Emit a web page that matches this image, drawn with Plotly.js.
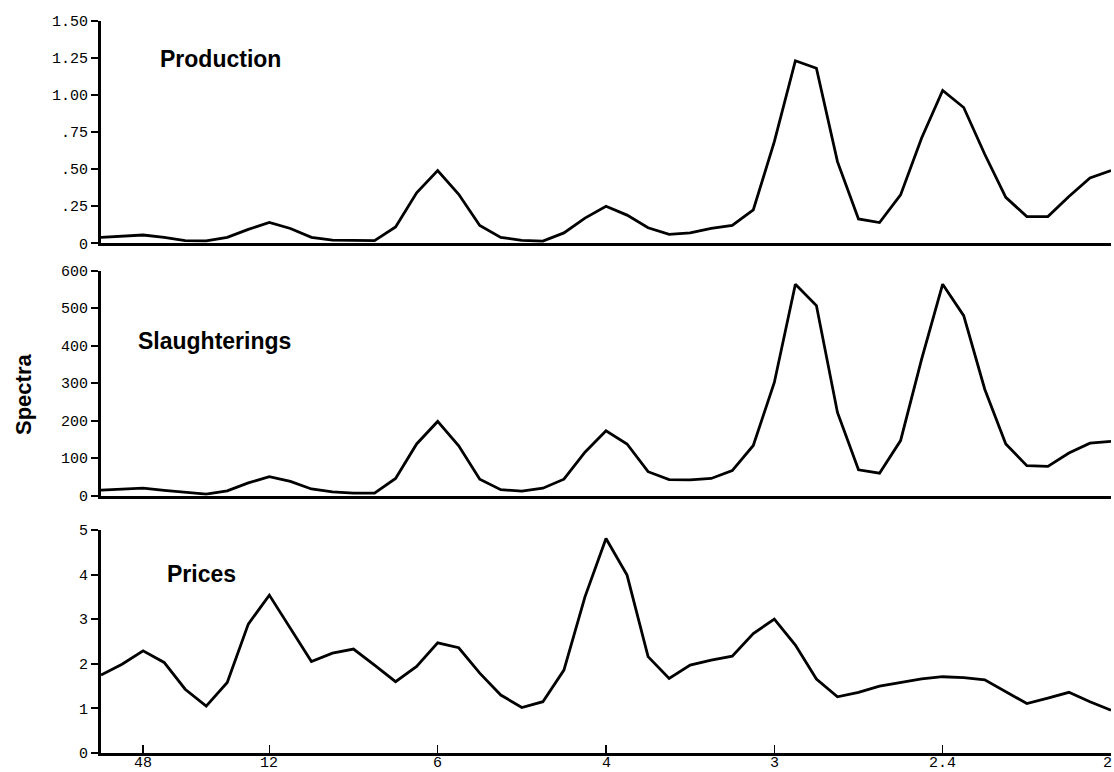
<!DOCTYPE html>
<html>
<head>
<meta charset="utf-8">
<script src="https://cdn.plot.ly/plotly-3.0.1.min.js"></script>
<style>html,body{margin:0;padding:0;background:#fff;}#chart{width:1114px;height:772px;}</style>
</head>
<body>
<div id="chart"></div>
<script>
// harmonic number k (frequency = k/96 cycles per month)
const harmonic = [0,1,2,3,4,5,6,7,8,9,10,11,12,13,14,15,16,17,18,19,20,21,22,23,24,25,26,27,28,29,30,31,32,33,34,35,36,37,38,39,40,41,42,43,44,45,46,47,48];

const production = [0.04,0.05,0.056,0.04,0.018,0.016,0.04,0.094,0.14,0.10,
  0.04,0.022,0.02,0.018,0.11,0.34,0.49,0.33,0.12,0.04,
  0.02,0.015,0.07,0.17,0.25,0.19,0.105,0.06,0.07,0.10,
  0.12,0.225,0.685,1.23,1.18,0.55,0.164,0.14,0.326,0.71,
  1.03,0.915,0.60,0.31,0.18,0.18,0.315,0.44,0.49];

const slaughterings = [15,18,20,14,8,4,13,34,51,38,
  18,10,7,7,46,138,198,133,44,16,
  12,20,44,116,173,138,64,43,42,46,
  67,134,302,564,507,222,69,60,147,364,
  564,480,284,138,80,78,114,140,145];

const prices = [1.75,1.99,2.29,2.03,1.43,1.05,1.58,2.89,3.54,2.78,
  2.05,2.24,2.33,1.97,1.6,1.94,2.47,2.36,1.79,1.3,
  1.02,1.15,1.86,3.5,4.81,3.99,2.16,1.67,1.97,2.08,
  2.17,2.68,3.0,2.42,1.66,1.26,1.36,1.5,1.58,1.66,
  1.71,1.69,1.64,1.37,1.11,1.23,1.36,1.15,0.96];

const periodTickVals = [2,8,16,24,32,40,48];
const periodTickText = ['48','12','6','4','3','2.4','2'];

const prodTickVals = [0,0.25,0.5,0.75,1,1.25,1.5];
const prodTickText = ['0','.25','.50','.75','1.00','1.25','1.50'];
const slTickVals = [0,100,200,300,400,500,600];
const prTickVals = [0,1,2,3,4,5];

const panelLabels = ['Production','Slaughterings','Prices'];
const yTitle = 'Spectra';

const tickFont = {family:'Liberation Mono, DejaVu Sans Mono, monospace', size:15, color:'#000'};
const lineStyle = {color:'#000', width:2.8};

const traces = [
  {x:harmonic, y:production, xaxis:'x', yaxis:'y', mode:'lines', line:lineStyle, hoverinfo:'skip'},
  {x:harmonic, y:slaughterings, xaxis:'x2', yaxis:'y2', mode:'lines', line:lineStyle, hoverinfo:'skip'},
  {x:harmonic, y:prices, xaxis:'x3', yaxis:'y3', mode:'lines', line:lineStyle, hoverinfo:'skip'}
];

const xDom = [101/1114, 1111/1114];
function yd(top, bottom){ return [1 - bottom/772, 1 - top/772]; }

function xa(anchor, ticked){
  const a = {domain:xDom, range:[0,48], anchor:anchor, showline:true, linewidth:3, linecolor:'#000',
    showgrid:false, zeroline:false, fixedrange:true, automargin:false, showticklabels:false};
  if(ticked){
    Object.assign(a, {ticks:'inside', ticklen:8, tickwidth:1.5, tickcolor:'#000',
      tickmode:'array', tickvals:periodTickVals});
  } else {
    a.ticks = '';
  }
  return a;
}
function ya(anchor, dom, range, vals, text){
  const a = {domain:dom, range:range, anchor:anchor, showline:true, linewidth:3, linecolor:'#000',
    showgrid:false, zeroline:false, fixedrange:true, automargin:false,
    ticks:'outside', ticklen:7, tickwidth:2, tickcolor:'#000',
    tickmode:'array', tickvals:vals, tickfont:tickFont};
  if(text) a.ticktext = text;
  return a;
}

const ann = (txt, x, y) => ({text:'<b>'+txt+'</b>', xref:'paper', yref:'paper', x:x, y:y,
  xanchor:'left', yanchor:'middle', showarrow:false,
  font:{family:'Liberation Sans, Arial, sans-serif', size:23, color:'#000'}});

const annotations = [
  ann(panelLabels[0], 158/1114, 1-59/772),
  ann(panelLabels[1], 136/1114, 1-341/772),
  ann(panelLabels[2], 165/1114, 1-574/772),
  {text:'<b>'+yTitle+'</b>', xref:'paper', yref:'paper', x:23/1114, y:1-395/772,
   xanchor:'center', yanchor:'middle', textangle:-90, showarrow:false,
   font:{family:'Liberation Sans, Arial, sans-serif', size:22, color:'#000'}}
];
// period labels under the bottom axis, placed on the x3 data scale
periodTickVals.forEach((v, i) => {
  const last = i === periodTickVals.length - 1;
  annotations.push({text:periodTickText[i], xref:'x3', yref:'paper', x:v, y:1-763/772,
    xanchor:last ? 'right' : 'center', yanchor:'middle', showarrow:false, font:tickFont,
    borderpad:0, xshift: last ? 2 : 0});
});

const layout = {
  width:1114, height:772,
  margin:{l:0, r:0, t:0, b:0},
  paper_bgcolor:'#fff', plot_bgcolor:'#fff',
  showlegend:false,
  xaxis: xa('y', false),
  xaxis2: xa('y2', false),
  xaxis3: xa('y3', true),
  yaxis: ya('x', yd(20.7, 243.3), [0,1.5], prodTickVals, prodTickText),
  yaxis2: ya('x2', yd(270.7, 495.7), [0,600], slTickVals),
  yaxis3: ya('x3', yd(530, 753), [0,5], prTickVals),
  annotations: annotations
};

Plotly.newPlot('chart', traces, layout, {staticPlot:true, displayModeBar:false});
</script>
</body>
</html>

__Exercise requirements__
Leave the pictures out, and print every line of the listing exactly as written.

__Complete output__
Emit a web page that matches this image, drawn with Plotly.js.
<!DOCTYPE html>
<html>
<head>
<meta charset="utf-8">
<script src="https://cdn.plot.ly/plotly-3.0.1.min.js"></script>
<style>html,body{margin:0;padding:0;background:#fff;}#chart{width:1114px;height:772px;}</style>
</head>
<body>
<div id="chart"></div>
<script>
// harmonic number k (frequency = k/96 cycles per month)
const harmonic = [0,1,2,3,4,5,6,7,8,9,10,11,12,13,14,15,16,17,18,19,20,21,22,23,24,25,26,27,28,29,30,31,32,33,34,35,36,37,38,39,40,41,42,43,44,45,46,47,48];

const production = [0.04,0.05,0.056,0.04,0.018,0.016,0.04,0.094,0.14,0.10,
  0.04,0.022,0.02,0.018,0.11,0.34,0.49,0.33,0.12,0.04,
  0.02,0.015,0.07,0.17,0.25,0.19,0.105,0.06,0.07,0.10,
  0.12,0.225,0.685,1.23,1.18,0.55,0.164,0.14,0.326,0.71,
  1.03,0.915,0.60,0.31,0.18,0.18,0.315,0.44,0.49];

const slaughterings = [15,18,20,14,8,4,13,34,51,38,
  18,10,7,7,46,138,198,133,44,16,
  12,20,44,116,173,138,64,43,42,46,
  67,134,302,564,507,222,69,60,147,364,
  564,480,284,138,80,78,114,140,145];

const prices = [1.75,1.99,2.29,2.03,1.43,1.05,1.58,2.89,3.54,2.78,
  2.05,2.24,2.33,1.97,1.6,1.94,2.47,2.36,1.79,1.3,
  1.02,1.15,1.86,3.5,4.81,3.99,2.16,1.67,1.97,2.08,
  2.17,2.68,3.0,2.42,1.66,1.26,1.36,1.5,1.58,1.66,
  1.71,1.69,1.64,1.37,1.11,1.23,1.36,1.15,0.96];

const periodTickVals = [2,8,16,24,32,40,48];
const periodTickText = ['48','12','6','4','3','2.4','2'];

const prodTickVals = [0,0.25,0.5,0.75,1,1.25,1.5];
const prodTickText = ['0','.25','.50','.75','1.00','1.25','1.50'];
const slTickVals = [0,100,200,300,400,500,600];
const prTickVals = [0,1,2,3,4,5];

const panelLabels = ['Production','Slaughterings','Prices'];
const yTitle = 'Spectra';

const tickFont = {family:'Liberation Mono, DejaVu Sans Mono, monospace', size:15, color:'#000'};
const lineStyle = {color:'#000', width:2.8};

const traces = [
  {x:harmonic, y:production, xaxis:'x', yaxis:'y', mode:'lines', line:lineStyle, hoverinfo:'skip'},
  {x:harmonic, y:slaughterings, xaxis:'x2', yaxis:'y2', mode:'lines', line:lineStyle, hoverinfo:'skip'},
  {x:harmonic, y:prices, xaxis:'x3', yaxis:'y3', mode:'lines', line:lineStyle, hoverinfo:'skip'}
];

const xDom = [101/1114, 1111/1114];
function yd(top, bottom){ return [1 - bottom/772, 1 - top/772]; }

function xa(anchor, ticked){
  const a = {domain:xDom, range:[0,48], anchor:anchor, showline:true, linewidth:3, linecolor:'#000',
    showgrid:false, zeroline:false, fixedrange:true, automargin:false, showticklabels:false};
  if(ticked){
    Object.assign(a, {ticks:'inside', ticklen:8, tickwidth:1.5, tickcolor:'#000',
      tickmode:'array', tickvals:periodTickVals});
  } else {
    a.ticks = '';
  }
  return a;
}
function ya(anchor, dom, range, vals, text){
  const a = {domain:dom, range:range, anchor:anchor, showline:true, linewidth:3, linecolor:'#000',
    showgrid:false, zeroline:false, fixedrange:true, automargin:false,
    ticks:'outside', ticklen:7, tickwidth:2, tickcolor:'#000',
    tickmode:'array', tickvals:vals, tickfont:tickFont};
  if(text) a.ticktext = text;
  return a;
}

const ann = (txt, x, y) => ({text:'<b>'+txt+'</b>', xref:'paper', yref:'paper', x:x, y:y,
  xanchor:'left', yanchor:'middle', showarrow:false,
  font:{family:'Liberation Sans, Arial, sans-serif', size:23, color:'#000'}});

const annotations = [
  ann(panelLabels[0], 158/1114, 1-59/772),
  ann(panelLabels[1], 136/1114, 1-341/772),
  ann(panelLabels[2], 165/1114, 1-574/772),
  {text:'<b>'+yTitle+'</b>', xref:'paper', yref:'paper', x:23/1114, y:1-395/772,
   xanchor:'center', yanchor:'middle', textangle:-90, showarrow:false,
   font:{family:'Liberation Sans, Arial, sans-serif', size:22, color:'#000'}}
];
// period labels under the bottom axis, placed on the x3 data scale
periodTickVals.forEach((v, i) => {
  const last = i === periodTickVals.length - 1;
  annotations.push({text:periodTickText[i], xref:'x3', yref:'paper', x:v, y:1-763/772,
    xanchor:last ? 'right' : 'center', yanchor:'middle', showarrow:false, font:tickFont,
    borderpad:0, xshift: last ? 2 : 0});
});

const layout = {
  width:1114, height:772,
  margin:{l:0, r:0, t:0, b:0},
  paper_bgcolor:'#fff', plot_bgcolor:'#fff',
  showlegend:false,
  xaxis: xa('y', false),
  xaxis2: xa('y2', false),
  xaxis3: xa('y3', true),
  yaxis: ya('x', yd(20.7, 243.3), [0,1.5], prodTickVals, prodTickText),
  yaxis2: ya('x2', yd(270.7, 495.7), [0,600], slTickVals),
  yaxis3: ya('x3', yd(530, 753), [0,5], prTickVals),
  annotations: annotations
};

Plotly.newPlot('chart', traces, layout, {staticPlot:true, displayModeBar:false});
</script>
</body>
</html>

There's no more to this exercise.